Nearly 30 years after he electrocuted a Black man during an interrogation and tortured many others, former Chicago police commander Jon Burge was found guilty Monday of obstruction of justice and perjury.

Burge, 62, was fired from the Chicago Police Department in 1993 after a report from the Office of Professional Standards called for sustaining the accusations of excessive abuse against him. Burge and more than 30 other officers under his purview had allegedly tortured Black men routinely through the 1970s and 1980s. They suffocated victims and cattle prodded more than 200 suspects in Chicago’s Area 2 violent-crimes unit to extract confessions.

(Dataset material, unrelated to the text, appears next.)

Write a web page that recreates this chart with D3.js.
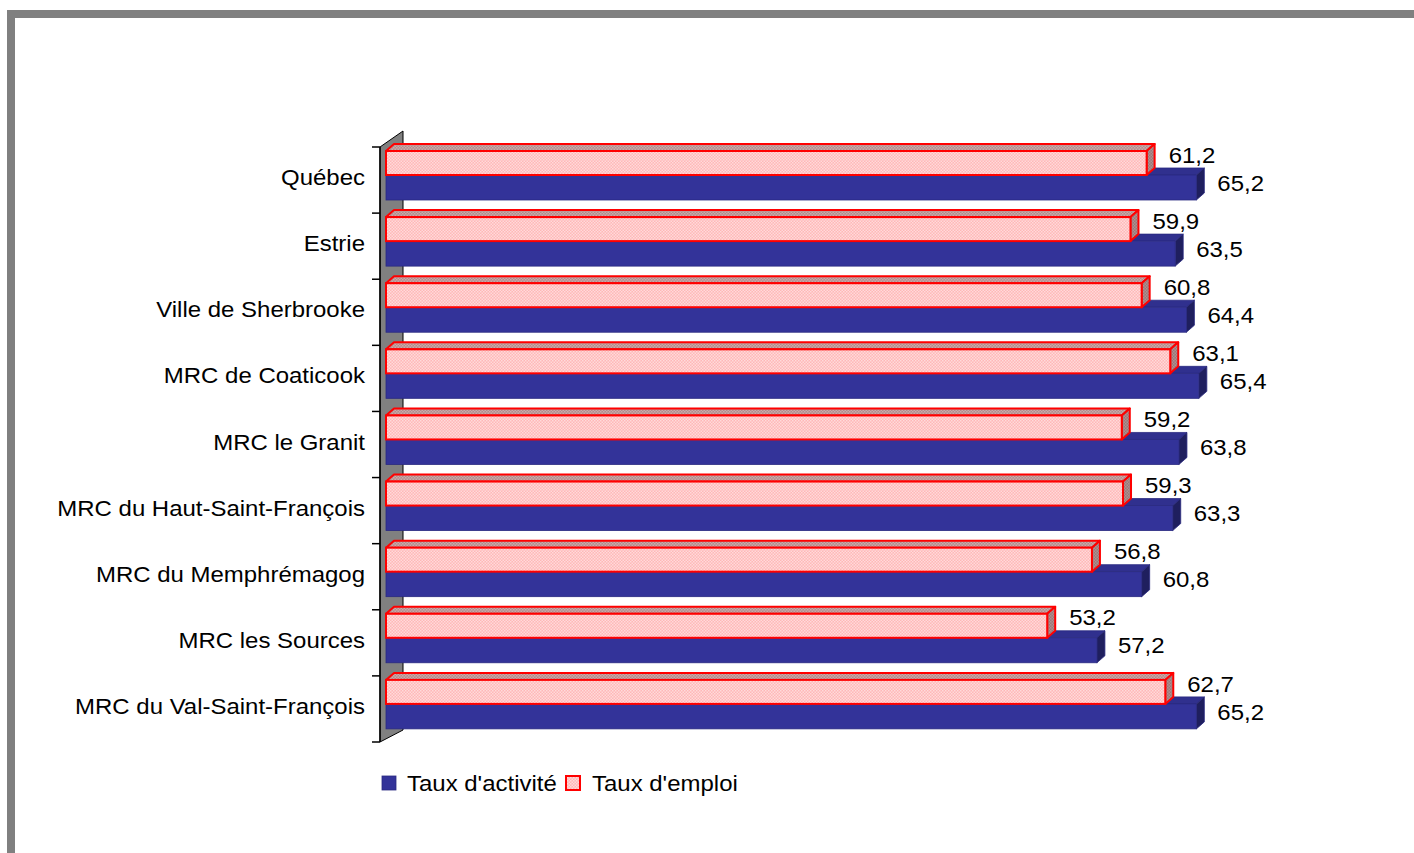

Though there had been reports of misconduct at Area 2 as early as 1984, Burge was simply transferred out of his department and promoted to commander four years later. It wasn’t until 1989 that Burge finally faced trial—one where he hired private lawyers financed by the city of Chicago and which ended in a mistrial. The case was revisited in 2006, when special prosecutors released a report that found that there was evidence that Burge and the Area 2 officers had indeed employed torture tactics to force confessions; by the time the report was released, however, the statute of limitations on those charges had long passed.

It wasn’t until 2008 that Burge was indicted for lying in a 2003 civil case. “If Al Capone went down for taxes, it’s better than him going down for nothing,” U.S. Attorney Patrick Fitzgerald said at the time.

Area 2 covers a broad section of the city’s southwest side—neighborhoods that are home mostly to Blacks—and the men that Burge and his cronies tortured were all Black. These forced confessions—sometimes the sole pieces of evidence in their trials—sent dozens of wrongly convicted men of color to prison for decades for crimes ranging from larceny to murder. After law students at Northwestern and the University of Chicago called for the exoneration of several death row inmates, former Illinois governor George Ryan halted executions in Illinois based on overwhelming evidence that the state’s penal system had suffered from irrevocable and irreversible misconduct.

When Burge is sentenced on November 5, he’ll face up to 45 years in the same prison system where he sent dozens of men throughout his career.